Edge recently spoke to three legal experts who advocate for HIV positive workers. With the law on their side, most cases, it seems, can be resolved by educating both employers and employees about their legal rights and obligations. Often, neither side is aware of their status.
Rose Saxe, a staff attorney with the ACLU AIDS Project, says that HIV-positive gay men are particularly vulnerable. "Most employers don't want to say publicly that they fired you because you're gay, but they can use sexual orientation as a pretext to firing an HIV-positive person," she said. "That's a concern."
These two issues "play off each other in an unfortunate way," Saxe observes. Because gay and bisexual men are overwhelmingly represented in terms of those living with HIV, homophobia is at the bottom of a lot of HIV and AIDS discrimination."
That link becomes apparent when the details of a particular case are brought out into the open. "Usually, employers manage to reveal some information as to why they made the decision," Saxe said. "If the only gay person they fired was living with HIV, that suggests their HIV status was the real motivation."
This loophole could easily be closed by a federal law that makes it clear you may not discriminate on the basis of sexual orientation; protections that would ensure fair employment practices for LGBT people and those living with HIV, according to Felix Lopez, director of legal services at Gay Men's Health Crisis. That would go a long way to eliminate some of the situations we run into, even in relatively gay-friendly, liberal New York City and true-blue New York State, where there are comprehensive and very liberal human rights laws.
Lopez is optimistic regarding the possibility of new federal laws and the shoring up of current legislation. "The new administration is committed to the development of a national AIDS strategy," he said. "Part of that has to be federal protections for people who are HIV positive, which would extend to members of the LGBT community."
Making the Disabilities Act Work
Until federal legislation trumps the wildly uneven state-to-state protections, HIV positive people have the Americans with Disabilities Act. ADA may present the best-case scenario of discouraging discrimination and providing legal recourse when it does happen.
Even so, the act has its limitations. "The ADA covers employers with fifteen or more employees," Saxe pointed out. "And some state laws cover smaller employees as well."
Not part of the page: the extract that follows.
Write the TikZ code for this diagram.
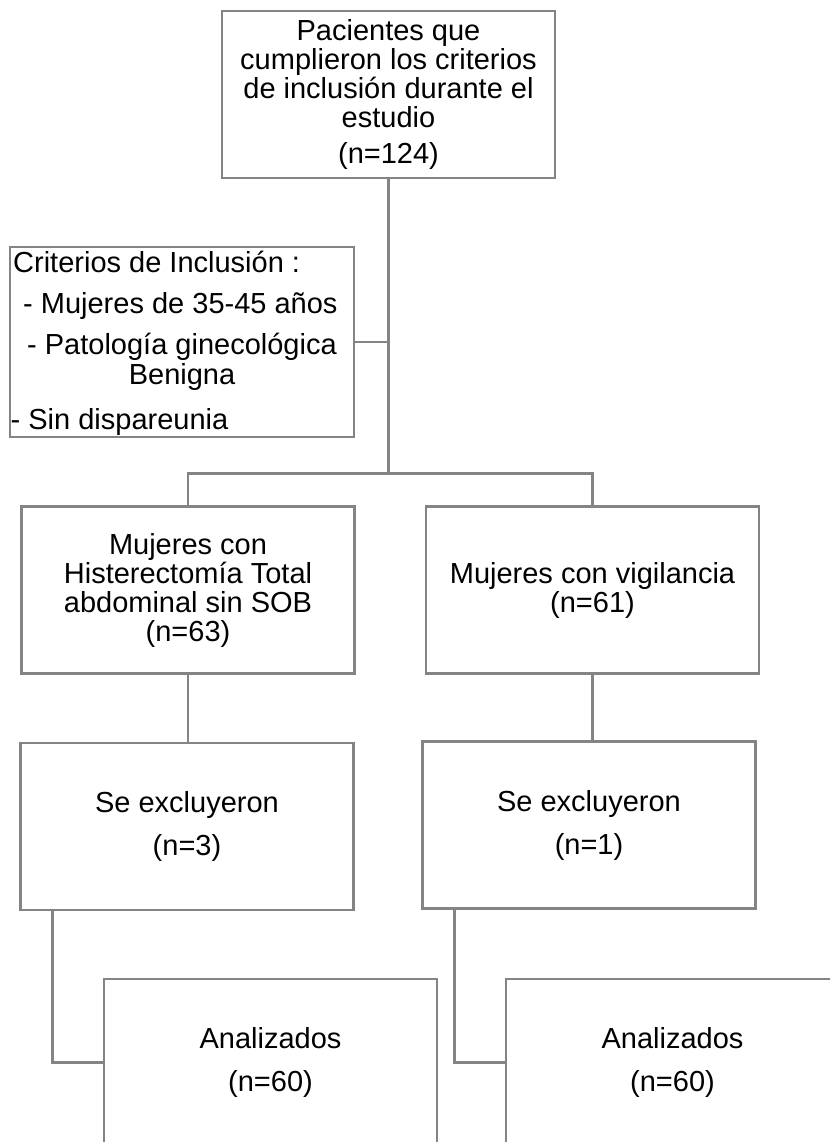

TADA does not mention any disabling condition by name. Nevertheless, it has widely been interpreted to include those with HIV, because their status qualifies as a disabling condition that can impair major life activity. Saxe also points out that a 2008 clarification to the law identified "things like immune function as part of major life activities."
That clarification occurred in response to a series of Supreme Court decisions that Saxe said "unduly narrowed the scope that Congress meant the ADA to cover."
But when the employer is the U.S. government, the ADA protections are overshadowed by the shadowy machinations of contracts that seek to bar the HIV positive by classifying them as risks to fellow employees--and, by extension, national security.
The ACLU recently filed a lawsuit that charges the U.S. State Department discriminated against a former veteran because he has HIV. In 2005, government contractor Triple Canopy accepted "John Doe" to provide personal security for the U.S. Embassy in Haiti. The day before graduating from his training program, he was let go "because the State Department would not allow workers with HIV to be deployed oversees," according to published reports.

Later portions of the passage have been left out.